■ **Exercise brief**:
Exactly as written, write out the lines below from the first to the one containing "1.91e-4, 2.01e-4, 1.61e-4, 1.39e-4]", inclusive. Pictures do not belong in the copy.

■ **Data section**:
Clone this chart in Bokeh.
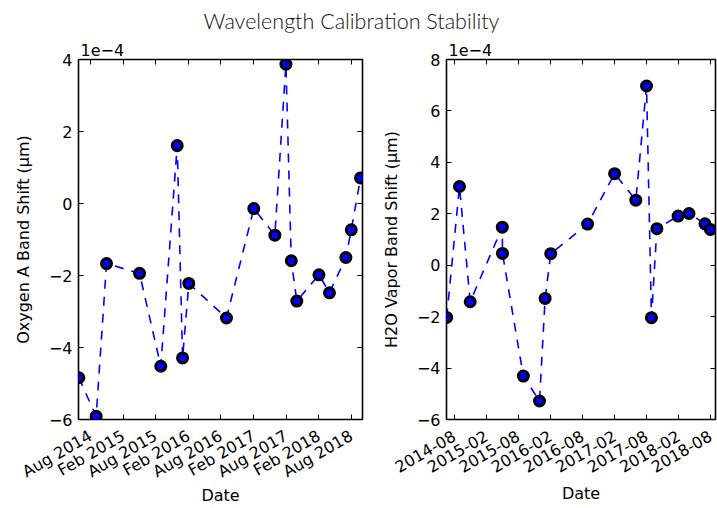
import math
from datetime import datetime
from bokeh.plotting import figure
from bokeh.models import (Range1d, FixedTicker, DatetimeTickFormatter, LinearAxis,
                          DatetimeAxis, CustomJSTickFormatter, Div)
from bokeh.layouts import row, column
from bokeh.embed import file_html
from bokeh.resources import INLINE

TITLE = "Wavelength Calibration Stability"

# ---- Oxygen A band data (shift in micrometres) ----
oxy_dates = ["2014-05-28", "2014-09-02", "2014-10-30", "2015-05-03", "2015-08-30",
             "2015-11-30", "2015-12-30", "2016-02-03", "2016-09-01", "2017-02-01",
             "2017-05-30", "2017-07-31", "2017-08-30", "2017-09-30", "2018-02-01",
             "2018-04-01", "2018-07-02", "2018-08-01", "2018-09-22"]
oxy_shift = [-4.84e-4, -5.91e-4, -1.67e-4, -1.94e-4, -4.52e-4,
             1.61e-4, -4.29e-4, -2.22e-4, -3.18e-4, -0.14e-4,
             -0.88e-4, 3.87e-4, -1.59e-4, -2.71e-4, -1.98e-4,
             -2.48e-4, -1.50e-4, -0.73e-4, 0.71e-4]

# ---- H2O vapor band data (shift in micrometres) ----
h2o_dates = ["2014-06-20", "2014-09-01", "2014-11-01", "2015-05-03", "2015-05-04",
             "2015-08-31", "2015-12-01", "2016-01-02", "2016-02-03", "2016-08-31",
             "2017-02-01", "2017-06-02", "2017-08-02", "2017-08-30", "2017-09-30",
             "2018-01-29", "2018-04-01", "2018-07-01", "2018-08-01"]
h2o_shift = [-2.03e-4, 3.06e-4, -1.42e-4, 1.48e-4, 0.46e-4,
             -4.31e-4, -5.28e-4, -1.29e-4, 0.45e-4, 1.60e-4,
             3.56e-4, 2.53e-4, 6.97e-4, -2.04e-4, 1.42e-4,
             1.91e-4, 2.01e-4, 1.61e-4, 1.39e-4]

x_tick_dates = ["2014-08-01", "2015-02-01", "2015-08-01", "2016-02-01", "2016-08-01",
                "2017-02-01", "2017-08-01", "2018-02-01", "2018-08-01"]
oxy_yticks = [-6e-4, -4e-4, -2e-4, 0.0, 2e-4, 4e-4]
h2o_yticks = [-6e-4, -4e-4, -2e-4, 0.0, 2e-4, 4e-4, 6e-4, 8e-4]
oxy_xlim = ["2014-05-26", "2018-10-03"]
h2o_xlim = ["2014-06-19", "2018-08-30"]
oxy_ylim = [-6e-4, 4e-4]
h2o_ylim = [-6e-4, 8e-4]

EPOCH = datetime(1970, 1, 1)


def to_dt(s):
    return datetime.strptime(s, "%Y-%m-%d")


def to_ms(s):
    return (to_dt(s) - EPOCH).total_seconds() * 1000.0


FONT = "DejaVu Sans"
yfmt = CustomJSTickFormatter(code="""
    const v = Math.round(tick * 1e4);
    return v < 0 ? '\\u2212' + Math.abs(v) : '' + v;
""")
blank = CustomJSTickFormatter(code="return '';")


def dt_fmt(f):
    return DatetimeTickFormatter(days=f, months=f, years=f, hours=f, hourmin=f,
                                 minutes=f, minsec=f, seconds=f, milliseconds=f,
                                 microseconds=f)


def make(dates, vals, xlim, ylim, yticks, xfmt, ylabel, width, left, right, xlab_off):
    p = figure(width=width, height=476, x_axis_type="datetime",
               output_backend="svg", toolbar_location=None,
               x_range=Range1d(to_dt(xlim[0]), to_dt(xlim[1])),
               y_range=Range1d(ylim[0], ylim[1]),
               min_border_left=left, min_border_right=right,
               min_border_top=27, min_border_bottom=89,
               title="1e\u22124", title_location="above")
    p.title.text_font = FONT
    p.title.text_font_size = "16px"
    p.title.text_font_style = "normal"
    p.title.text_color = "black"
    p.title.align = "left"
    p.title.standoff = 8
    p.title.offset = 2
    p.xgrid.visible = False
    p.ygrid.visible = False
    p.outline_line_color = "black"
    p.outline_line_width = 1.6
    p.background_fill_color = "white"
    p.border_fill_color = "white"

    xt = FixedTicker(ticks=[to_ms(d) for d in x_tick_dates], minor_ticks=[])
    yt = FixedTicker(ticks=yticks, minor_ticks=[])

    xa = p.xaxis[0]
    xa.ticker = xt
    xa.formatter = dt_fmt(xfmt)
    xa.major_label_orientation = math.pi / 6
    xa.axis_label = "Date"
    ya = p.yaxis[0]
    ya.ticker = yt
    ya.formatter = yfmt
    ya.axis_label = ylabel

    for ax in (xa, ya):
        ax.axis_line_color = None
        ax.major_tick_in = 5
        ax.major_tick_out = 0
        ax.minor_tick_line_color = None
        ax.major_tick_line_color = "black"
        ax.major_label_text_font = FONT
        ax.major_label_text_font_size = "16px"
        ax.major_label_text_color = "black"
        ax.axis_label_text_font = FONT
        ax.axis_label_text_font_size = "16px"
        ax.axis_label_text_font_style = "normal"
        ax.axis_label_text_color = "black"
    xa.major_label_standoff = 15
    xa.axis_label_standoff = xlab_off
    ya.major_label_standoff = 6
    ya.axis_label_standoff = 13

    top = DatetimeAxis(ticker=xt, formatter=blank)
    rgt = LinearAxis(ticker=yt, formatter=blank)
    for ax in (top, rgt):
        ax.axis_line_color = None
        ax.major_tick_in = 5
        ax.major_tick_out = 0
        ax.minor_tick_line_color = None
        ax.major_label_text_font_size = "0px"
        ax.major_label_standoff = 0
    p.add_layout(top, "above")
    p.add_layout(rgt, "right")

    xs = [to_dt(d) for d in dates]
    p.line(xs, vals, line_color="#0000ff", line_width=1.6, line_dash="9 8")
    p.scatter(xs, vals, size=10, fill_color="#0000ff", line_color="black",
              line_width=3)
    return p


p1 = make(oxy_dates, oxy_shift, oxy_xlim, oxy_ylim, oxy_yticks, "%b %Y",
          "Oxygen A Band Shift (\u03bcm)", 378, 78, 16, -6)
p2 = make(h2o_dates, h2o_shift, h2o_xlim, h2o_ylim, h2o_yticks, "%Y-%m",
          "H2O Vapor Band Shift (\u03bcm)", 339, 66, 2, 3)

title = Div(text=TITLE, width=703, height=32, margin=0,
            styles={"font-family": "Lato", "font-size": "21.5px", "font-weight": "300",
                    "text-align": "center", "color": "#111111", "padding-top": "9px",
                    "line-height": "24px"})

layout = column(title, row(p1, p2, margin=0), margin=0)

open("out.html", "w").write(file_html(layout, INLINE, TITLE))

■ **Response for this exercise**:
Clone this chart in Bokeh.
import math
from datetime import datetime
from bokeh.plotting import figure
from bokeh.models import (Range1d, FixedTicker, DatetimeTickFormatter, LinearAxis,
                          DatetimeAxis, CustomJSTickFormatter, Div)
from bokeh.layouts import row, column
from bokeh.embed import file_html
from bokeh.resources import INLINE

TITLE = "Wavelength Calibration Stability"

# ---- Oxygen A band data (shift in micrometres) ----
oxy_dates = ["2014-05-28", "2014-09-02", "2014-10-30", "2015-05-03", "2015-08-30",
             "2015-11-30", "2015-12-30", "2016-02-03", "2016-09-01", "2017-02-01",
             "2017-05-30", "2017-07-31", "2017-08-30", "2017-09-30", "2018-02-01",
             "2018-04-01", "2018-07-02", "2018-08-01", "2018-09-22"]
oxy_shift = [-4.84e-4, -5.91e-4, -1.67e-4, -1.94e-4, -4.52e-4,
             1.61e-4, -4.29e-4, -2.22e-4, -3.18e-4, -0.14e-4,
             -0.88e-4, 3.87e-4, -1.59e-4, -2.71e-4, -1.98e-4,
             -2.48e-4, -1.50e-4, -0.73e-4, 0.71e-4]

# ---- H2O vapor band data (shift in micrometres) ----
h2o_dates = ["2014-06-20", "2014-09-01", "2014-11-01", "2015-05-03", "2015-05-04",
             "2015-08-31", "2015-12-01", "2016-01-02", "2016-02-03", "2016-08-31",
             "2017-02-01", "2017-06-02", "2017-08-02", "2017-08-30", "2017-09-30",
             "2018-01-29", "2018-04-01", "2018-07-01", "2018-08-01"]
h2o_shift = [-2.03e-4, 3.06e-4, -1.42e-4, 1.48e-4, 0.46e-4,
             -4.31e-4, -5.28e-4, -1.29e-4, 0.45e-4, 1.60e-4,
             3.56e-4, 2.53e-4, 6.97e-4, -2.04e-4, 1.42e-4,
             1.91e-4, 2.01e-4, 1.61e-4, 1.39e-4]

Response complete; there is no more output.